[Begin RECORDS SHOWN]

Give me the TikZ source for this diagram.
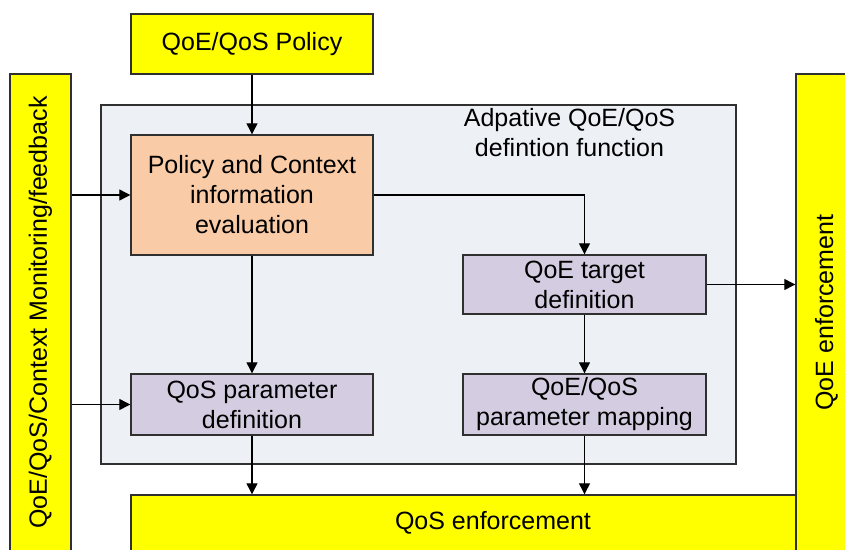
\documentclass[tikz,border=0pt]{standalone}
\usepackage{fontspec}
\setmainfont{Liberation Sans}
\usetikzlibrary{arrows.meta}
\definecolor{ybox}{HTML}{FFFF00}
\definecolor{obox}{HTML}{F9CBA6}
\definecolor{pbox}{HTML}{D4CCE0}
\definecolor{cbox}{HTML}{EDF0F5}
\definecolor{edge}{HTML}{303030}
\tikzset{
  base/.style={draw=edge, line width=1.4pt, inner sep=0pt, align=center,
    font=\fontsize{25}{30}\selectfont},
  ybx/.style={base, fill=ybox},
  obx/.style={base, fill=obox},
  pbx/.style={base, fill=pbox},
  conn/.style={draw=black, line width=1.2pt, -{Triangle[length=11pt,width=11pt]}}
}
\begin{document}
\begin{tikzpicture}[x=1pt,y=-1pt]
\useasboundingbox (0,0) rectangle (845,549);
\clip (0,0) rectangle (845,549);
\fill[white] (0,0) rectangle (845,549);
% outer boxes
\node[ybx, minimum width=242pt, minimum height=60pt] (policy) at (252,44) {QoE/QoS Policy};
\node[ybx, minimum width=61pt, minimum height=477pt] (leftbar) at (40.5,312.5)
  {\rotatebox{90}{QoE/QoS/Context Monitoring/feedback}};
\node[ybx, minimum width=724pt, minimum height=56pt] (qosenf) at (493,523) {QoS enforcement};
\node[ybx, minimum width=61pt, minimum height=477pt] (rightbar) at (826.5,312.5)
  {\rotatebox{90}{QoE enforcement}};
% container
\node[base, fill=cbox, minimum width=635pt, minimum height=359pt] (cont) at (418.5,284.5) {};
\node[font=\fontsize{25}{30}\selectfont, align=center, inner sep=0pt] (contlabel) at (569.5,133)
  {Adpative QoE/QoS\\defintion function};
% inner boxes
\node[obx, minimum width=242pt, minimum height=120pt] (pce) at (252,195)
  {Policy and Context\\information\\evaluation};
\node[pbx, minimum width=243pt, minimum height=59pt] (qoet) at (584.5,284.5)
  {QoE target\\definition};
\node[pbx, minimum width=242pt, minimum height=61pt] (qospd) at (252,404.5)
  {QoS parameter\\definition};
\node[pbx, minimum width=243pt, minimum height=61pt] (map) at (584.5,404.5)
  {QoE/QoS\\parameter mapping};
% connectors
\draw[conn] (policy.south) -- (pce.north);
\draw[conn] (leftbar.east |- pce.west) -- (pce.west);
\draw[conn] (leftbar.east |- qospd.west) -- (qospd.west);
\draw[conn] (pce.east) -| (qoet.north);
\draw[conn] (qoet.east) -- (qoet.east -| rightbar.west);
\draw[conn] (pce.south) -- (qospd.north);
\draw[conn] (qoet.south) -- (map.north);
\draw[conn] (qospd.south) -- (qospd.south |- qosenf.north);
\draw[conn] (map.south) -- (map.south |- qosenf.north);
\end{tikzpicture}
\end{document}
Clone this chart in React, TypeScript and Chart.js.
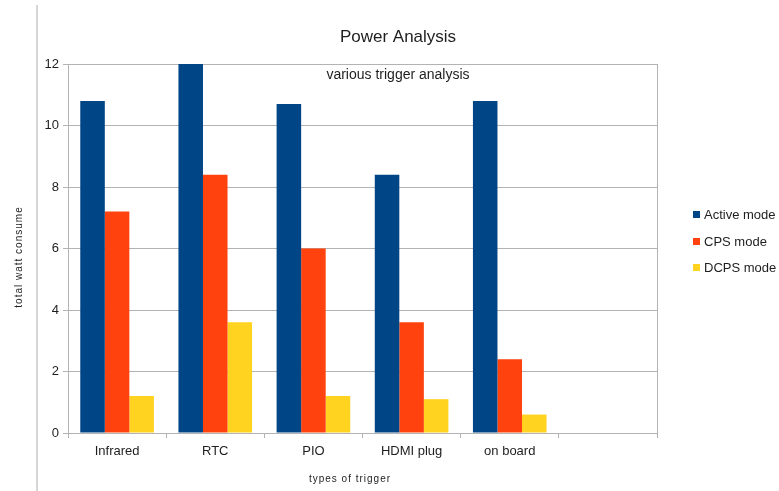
import React, { useEffect, useRef } from 'react';
import { Chart, registerables } from 'chart.js';

Chart.register(...registerables);

const categories = ['Infrared', 'RTC', 'PIO', 'HDMI plug', 'on board', ''];
const activeMode = [10.8, 12, 10.7, 8.4, 10.8, null];
const cpsMode = [7.2, 8.4, 6.0, 3.6, 2.4, null];
const dcpsMode = [1.2, 3.6, 1.2, 1.1, 0.6, null];
const seriesNames = ['Active mode', 'CPS mode', 'DCPS mode'];
const seriesColors = ['#004586', '#ff420e', '#ffd320'];
const titleText = 'Power Analysis';
const subtitleText = 'various trigger analysis';
const xTitleText = 'types of trigger';
const yTitleText = 'total watt consume';
const yMin = 0;
const yMax = 12;
const yStep = 2;

const FONT = '"Liberation Sans", Arial, sans-serif';
const GRID = '#b3b3b3';
const TEXT = '#1e1e1e';

const decorPlugin = {
  id: 'decor',
  afterDraw(chart: any) {
    const ctx = chart.ctx as CanvasRenderingContext2D;
    const area = chart.chartArea;
    ctx.save();
    // page border line on the left
    ctx.strokeStyle = '#c8c8c8';
    ctx.lineWidth = 1.5;
    ctx.beginPath();
    ctx.moveTo(37, 5);
    ctx.lineTo(37, 491);
    ctx.stroke();
    // right border of plot
    ctx.strokeStyle = GRID;
    ctx.lineWidth = 1;
    ctx.beginPath();
    ctx.moveTo(Math.round(area.right) + 0.5, area.top);
    ctx.lineTo(Math.round(area.right) + 0.5, area.bottom);
    ctx.stroke();
    // title
    ctx.fillStyle = TEXT;
    ctx.textAlign = 'center';
    ctx.textBaseline = 'middle';
    ctx.font = `17px ${FONT}`;
    ctx.fillText(titleText, 398, 37);
    ctx.font = `14px ${FONT}`;
    ctx.fillText(subtitleText, 398, 75);
    // axis titles
    ctx.font = `10px ${FONT}`;
    (ctx as any).letterSpacing = '1px';
    ctx.fillText(xTitleText, 350, 479);
    ctx.save();
    ctx.translate(19, 257);
    ctx.rotate(-Math.PI / 2);
    ctx.fillText(yTitleText, 0, 0);
    ctx.restore();
    (ctx as any).letterSpacing = '0px';
    // legend
    ctx.textAlign = 'left';
    ctx.font = `13px ${FONT}`;
    const ys = [215, 242, 268];
    chart.data.datasets.forEach((ds: any, i: number) => {
      ctx.fillStyle = ds.backgroundColor;
      ctx.fillRect(693, ys[i] - 4, 7, 7);
      ctx.fillStyle = TEXT;
      ctx.fillText(ds.label, 704, ys[i]);
    });
    ctx.restore();
  },
};

export default function App() {
  const ref = useRef<HTMLCanvasElement>(null);
  useEffect(() => {
    if (!ref.current) return;
    const chart = new Chart(ref.current, {
      type: 'bar',
      data: {
        labels: categories,
        datasets: [
          { label: seriesNames[0], data: activeMode, backgroundColor: seriesColors[0] },
          { label: seriesNames[1], data: cpsMode, backgroundColor: seriesColors[1] },
          { label: seriesNames[2], data: dcpsMode, backgroundColor: seriesColors[2] },
        ],
      },
      options: {
        responsive: false,
        animation: false,
        layout: { padding: { top: 64, right: 122, left: 0, bottom: 0 } },
        datasets: { bar: { categoryPercentage: 0.75, barPercentage: 1 } },
        plugins: { legend: { display: false }, title: { display: false }, tooltip: { enabled: false } },
        scales: {
          x: {
            grid: { offset: true, drawOnChartArea: false, tickLength: 5, color: GRID },
            border: { color: GRID },
            ticks: { color: TEXT, font: { family: FONT, size: 13 }, padding: 6, maxRotation: 0 },
            afterFit(scale: any) { scale.height = 58; },
          },
          y: {
            min: yMin,
            max: yMax,
            grid: { color: GRID, tickLength: 5 },
            border: { color: GRID },
            ticks: { stepSize: yStep, color: TEXT, font: { family: FONT, size: 13 }, padding: 4 },
            afterFit(scale: any) { scale.width = 68; },
          },
        },
      },
      plugins: [decorPlugin],
    });
    return () => chart.destroy();
  }, []);
  return (
    <div style={{ position: 'absolute', left: 0, top: 0, width: 779, height: 491, background: '#fff' }}>
      <canvas ref={ref} width={779} height={491} />
    </div>
  );
}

[End RECORDS SHOWN]

SHORT EXERCISE => Reproduce each line exactly, please, except for any pictures.

REPLY TO THE TASK =>
Give me the TikZ source for this diagram.
\documentclass[tikz,border=0pt]{standalone}
\usepackage{fontspec}
\setmainfont{Liberation Sans}
\usetikzlibrary{arrows.meta}
\definecolor{ybox}{HTML}{FFFF00}
\definecolor{obox}{HTML}{F9CBA6}
\definecolor{pbox}{HTML}{D4CCE0}
\definecolor{cbox}{HTML}{EDF0F5}
\definecolor{edge}{HTML}{303030}
\tikzset{
  base/.style={draw=edge, line width=1.4pt, inner sep=0pt, align=center,
    font=\fontsize{25}{30}\selectfont},
  ybx/.style={base, fill=ybox},
  obx/.style={base, fill=obox},
  pbx/.style={base, fill=pbox},
  conn/.style={draw=black, line width=1.2pt, -{Triangle[length=11pt,width=11pt]}}
}
\begin{document}
\begin{tikzpicture}[x=1pt,y=-1pt]
\useasboundingbox (0,0) rectangle (845,549);
\clip (0,0) rectangle (845,549);
\fill[white] (0,0) rectangle (845,549);
% outer boxes
\node[ybx, minimum width=242pt, minimum height=60pt] (policy) at (252,44) {QoE/QoS Policy};
\node[ybx, minimum width=61pt, minimum height=477pt] (leftbar) at (40.5,312.5)
  {\rotatebox{90}{QoE/QoS/Context Monitoring/feedback}};
\node[ybx, minimum width=724pt, minimum height=56pt] (qosenf) at (493,523) {QoS enforcement};
\node[ybx, minimum width=61pt, minimum height=477pt] (rightbar) at (826.5,312.5)
  {\rotatebox{90}{QoE enforcement}};
% container
\node[base, fill=cbox, minimum width=635pt, minimum height=359pt] (cont) at (418.5,284.5) {};
\node[font=\fontsize{25}{30}\selectfont, align=center, inner sep=0pt] (contlabel) at (569.5,133)
  {Adpative QoE/QoS\\defintion function};
% inner boxes
\node[obx, minimum width=242pt, minimum height=120pt] (pce) at (252,195)
  {Policy and Context\\information\\evaluation};
\node[pbx, minimum width=243pt, minimum height=59pt] (qoet) at (584.5,284.5)
  {QoE target\\definition};
\node[pbx, minimum width=242pt, minimum height=61pt] (qospd) at (252,404.5)
  {QoS parameter\\definition};
\node[pbx, minimum width=243pt, minimum height=61pt] (map) at (584.5,404.5)
  {QoE/QoS\\parameter mapping};
% connectors
\draw[conn] (policy.south) -- (pce.north);
\draw[conn] (leftbar.east |- pce.west) -- (pce.west);
\draw[conn] (leftbar.east |- qospd.west) -- (qospd.west);
\draw[conn] (pce.east) -| (qoet.north);
\draw[conn] (qoet.east) -- (qoet.east -| rightbar.west);
\draw[conn] (pce.south) -- (qospd.north);
\draw[conn] (qoet.south) -- (map.north);
\draw[conn] (qospd.south) -- (qospd.south |- qosenf.north);
\draw[conn] (map.south) -- (map.south |- qosenf.north);
\end{tikzpicture}
\end{document}
Clone this chart in React, TypeScript and Chart.js.
import React, { useEffect, useRef } from 'react';
import { Chart, registerables } from 'chart.js';

Chart.register(...registerables);

const categories = ['Infrared', 'RTC', 'PIO', 'HDMI plug', 'on board', ''];
const activeMode = [10.8, 12, 10.7, 8.4, 10.8, null];
const cpsMode = [7.2, 8.4, 6.0, 3.6, 2.4, null];
const dcpsMode = [1.2, 3.6, 1.2, 1.1, 0.6, null];
const seriesNames = ['Active mode', 'CPS mode', 'DCPS mode'];
const seriesColors = ['#004586', '#ff420e', '#ffd320'];
const titleText = 'Power Analysis';
const subtitleText = 'various trigger analysis';
const xTitleText = 'types of trigger';
const yTitleText = 'total watt consume';
const yMin = 0;
const yMax = 12;
const yStep = 2;

const FONT = '"Liberation Sans", Arial, sans-serif';
const GRID = '#b3b3b3';
const TEXT = '#1e1e1e';

const decorPlugin = {
  id: 'decor',
  afterDraw(chart: any) {
    const ctx = chart.ctx as CanvasRenderingContext2D;
    const area = chart.chartArea;
    ctx.save();
    // page border line on the left
    ctx.strokeStyle = '#c8c8c8';
    ctx.lineWidth = 1.5;
    ctx.beginPath();
    ctx.moveTo(37, 5);
    ctx.lineTo(37, 491);
    ctx.stroke();
    // right border of plot
    ctx.strokeStyle = GRID;
    ctx.lineWidth = 1;
    ctx.beginPath();
    ctx.moveTo(Math.round(area.right) + 0.5, area.top);
    ctx.lineTo(Math.round(area.right) + 0.5, area.bottom);
    ctx.stroke();
    // title
    ctx.fillStyle = TEXT;
    ctx.textAlign = 'center';
    ctx.textBaseline = 'middle';
    ctx.font = `17px ${FONT}`;
    ctx.fillText(titleText, 398, 37);
    ctx.font = `14px ${FONT}`;
    ctx.fillText(subtitleText, 398, 75);
    // axis titles
    ctx.font = `10px ${FONT}`;
    (ctx as any).letterSpacing = '1px';
    ctx.fillText(xTitleText, 350, 479);
    ctx.save();
    ctx.translate(19, 257);
    ctx.rotate(-Math.PI / 2);
    ctx.fillText(yTitleText, 0, 0);
    ctx.restore();
    (ctx as any).letterSpacing = '0px';
    // legend
    ctx.textAlign = 'left';
    ctx.font = `13px ${FONT}`;
    const ys = [215, 242, 268];
    chart.data.datasets.forEach((ds: any, i: number) => {
      ctx.fillStyle = ds.backgroundColor;
      ctx.fillRect(693, ys[i] - 4, 7, 7);
      ctx.fillStyle = TEXT;
      ctx.fillText(ds.label, 704, ys[i]);
    });
    ctx.restore();
  },
};

export default function App() {
  const ref = useRef<HTMLCanvasElement>(null);
  useEffect(() => {
    if (!ref.current) return;
    const chart = new Chart(ref.current, {
      type: 'bar',
      data: {
        labels: categories,
        datasets: [
          { label: seriesNames[0], data: activeMode, backgroundColor: seriesColors[0] },
          { label: seriesNames[1], data: cpsMode, backgroundColor: seriesColors[1] },
          { label: seriesNames[2], data: dcpsMode, backgroundColor: seriesColors[2] },
        ],
      },
      options: {
        responsive: false,
        animation: false,
        layout: { padding: { top: 64, right: 122, left: 0, bottom: 0 } },
        datasets: { bar: { categoryPercentage: 0.75, barPercentage: 1 } },
        plugins: { legend: { display: false }, title: { display: false }, tooltip: { enabled: false } },
        scales: {
          x: {
            grid: { offset: true, drawOnChartArea: false, tickLength: 5, color: GRID },
            border: { color: GRID },
            ticks: { color: TEXT, font: { family: FONT, size: 13 }, padding: 6, maxRotation: 0 },
            afterFit(scale: any) { scale.height = 58; },
          },
          y: {
            min: yMin,
            max: yMax,
            grid: { color: GRID, tickLength: 5 },
            border: { color: GRID },
            ticks: { stepSize: yStep, color: TEXT, font: { family: FONT, size: 13 }, padding: 4 },
            afterFit(scale: any) { scale.width = 68; },
          },
        },
      },
      plugins: [decorPlugin],
    });
    return () => chart.destroy();
  }, []);
  return (
    <div style={{ position: 'absolute', left: 0, top: 0, width: 779, height: 491, background: '#fff' }}>
      <canvas ref={ref} width={779} height={491} />
    </div>
  );
}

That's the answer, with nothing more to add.